Alexandria is freezing when I arrive. I haven't prepared for this at all and am shivering as I walk down the platform. A railway worker sees this and does what I hope was a really exaggerated version of my shivering.
"Bard!" I say. Which might mean "cold!"
"Your Arabic is very good!" he replies.
Yes, I start to think to myself, yes it is.
Alexandria may have been freezing, but the northerly winds had cleared the sky of pollution. There was a contrast between the clouds and the sky that simply doesn't exist in Cairo. I took a picture as proof, but with my cell phone instead of my adult camera. Members of my family have commented on the fact that I like to take travel photos. It's true, I do. Unfortunately, I had left my lovely Canon G10 in Cairo. My first trip out of Cairo and I'm snapping photos with a primitive cell phone camera. Gutted.

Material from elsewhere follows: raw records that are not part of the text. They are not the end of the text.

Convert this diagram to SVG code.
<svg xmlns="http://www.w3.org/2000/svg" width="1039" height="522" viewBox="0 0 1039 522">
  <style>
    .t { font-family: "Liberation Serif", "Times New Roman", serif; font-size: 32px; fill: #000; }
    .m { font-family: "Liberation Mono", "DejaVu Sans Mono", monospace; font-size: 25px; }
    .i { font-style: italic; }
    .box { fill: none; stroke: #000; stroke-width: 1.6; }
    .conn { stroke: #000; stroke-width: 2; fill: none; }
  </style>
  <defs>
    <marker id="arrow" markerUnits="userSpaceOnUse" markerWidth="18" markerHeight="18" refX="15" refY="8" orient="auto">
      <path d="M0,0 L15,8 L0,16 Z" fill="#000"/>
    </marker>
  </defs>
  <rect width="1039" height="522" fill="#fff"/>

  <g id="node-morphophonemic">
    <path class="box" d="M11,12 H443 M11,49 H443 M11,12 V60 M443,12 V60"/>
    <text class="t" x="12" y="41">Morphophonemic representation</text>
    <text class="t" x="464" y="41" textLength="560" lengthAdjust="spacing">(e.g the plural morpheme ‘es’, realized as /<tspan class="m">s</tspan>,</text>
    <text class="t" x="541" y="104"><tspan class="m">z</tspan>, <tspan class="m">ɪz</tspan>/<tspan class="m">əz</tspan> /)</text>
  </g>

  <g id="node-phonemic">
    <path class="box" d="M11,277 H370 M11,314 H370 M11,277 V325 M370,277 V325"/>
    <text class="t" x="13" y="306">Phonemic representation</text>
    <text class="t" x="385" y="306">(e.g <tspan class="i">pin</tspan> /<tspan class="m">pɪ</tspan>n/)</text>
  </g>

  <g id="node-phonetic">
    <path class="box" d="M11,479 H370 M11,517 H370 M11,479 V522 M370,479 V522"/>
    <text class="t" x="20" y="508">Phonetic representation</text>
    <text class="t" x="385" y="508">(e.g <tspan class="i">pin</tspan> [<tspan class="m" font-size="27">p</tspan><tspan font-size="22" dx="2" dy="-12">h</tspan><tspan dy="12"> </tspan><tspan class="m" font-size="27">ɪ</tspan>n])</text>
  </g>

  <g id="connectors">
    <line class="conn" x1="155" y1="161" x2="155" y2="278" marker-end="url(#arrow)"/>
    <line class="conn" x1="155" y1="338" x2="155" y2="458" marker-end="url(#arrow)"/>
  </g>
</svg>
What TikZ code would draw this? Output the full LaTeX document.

I was also struggling to find the hotel at which I had hoped to stay. Street names change as quickly as the political climate in Egypt, so it's very easy to find yourself with an outdated map. Interestingly, the streets whose names have so often changed are themselves often ancient. For example, the hotel I was looking for was just off the Sharia Nabi Daniel, which is believed to be only the most recent iteration of one of the two primary streets plotted by the architects of Alexander the Great's eponymous city. Whether the fault of my map or my navigation, I wasn't finding what I was looking for and I hate not knowing where I'm going. Or rather, I hate looking like I don't know where I'm going, mostly because the touts are a lot harder to dodge if you're genuinely confused and you show it. I did manage to shake off one guy who was trying to lure me into a pension by confidently walking off in the opposite direction. After another fruitless half-hour of combing the streets where my hotel should be, I finally decided that I'd just stay anywhere with a bed. Moments later, I ran into the same tout - actually the owner of a pension - as he dragged a young Austrian couple who were staying with him to the duty free shop. I recognized the two from the train (two of maybe six Europeans on a train of hundreds) and they let me know that the place would do, so I took a room. Now I would have to live with the embarrassment of accepting the help of someone I had taken pains to avoid only an hour before - circumstances this guy was going to go out of his way to remind me of several more times before the night is over.